# LG Optimus 2X kein Recovery Mode mehr, bootet nicht mehr!



## Bierfass_22 (7. Juni 2013)

Hallo Community, 

Ich habe ein Problem mit einem Handy. Ich habe es mit Clock Word Mod gerootet um eine costum ROM zu flashen. Nachdem Full Wipe wollte ich das Handy neustarten doch es kommt nur noch der LG bootscreen und danach erscheinen 2 LG Logos (siehe Grafik). Danach ist mir aufgefallen, dass ich vergessen habe den Kernel ebenfalls zu flashen und nun komme ich auch nicht mehr in den Recovery Mode. es werden immer wieder die 2 LG Logos angezeigt. 
Ich habe keine Ahnung mehr was ich noch machen soll. 
Bitte um Hilfe.

Mfg. Bierfass


----------



## Bennz (7. Juni 2013)

hatte ein freund von mir auch aber mit einem lg p920, wir haben es dann mit dem KDZ Flash-Package LG P920 wieder zum laufen bekommen.

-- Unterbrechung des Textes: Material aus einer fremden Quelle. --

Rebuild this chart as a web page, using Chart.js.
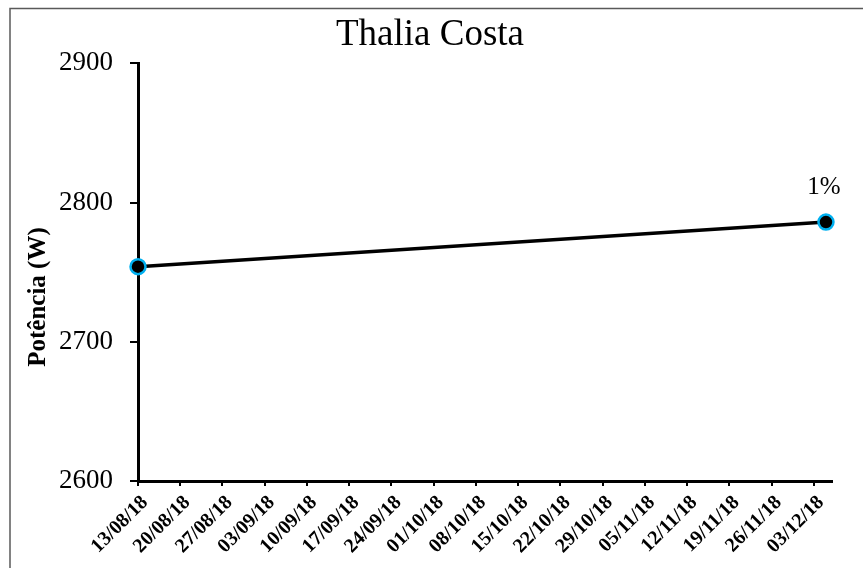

das könnte dir helfen        [TOOL] All-In-One ToolKit v5.6 |KDZ FLASH|ROOT|Repartitioning|SmartFlash|DualBoot

ab Punkt 4 wird es für dich interessant, nach meiner Erfahrung mit dem p920 müsste Punkt 6 auf jedenfall dein phone wieder startklar machen.


----------



## Bierfass_22 (7. Juni 2013)

Vielen Danke. Ich werde es gleich mal ausprobieren.

Edit: So ich hab jetzt den Punkt 4 ausgeführt und es hat gleich beim ersten Mal funktioniert. 

Danke Danke Danke 

Bierfass


----------



## Bennz (7. Juni 2013)

wunderbar


----------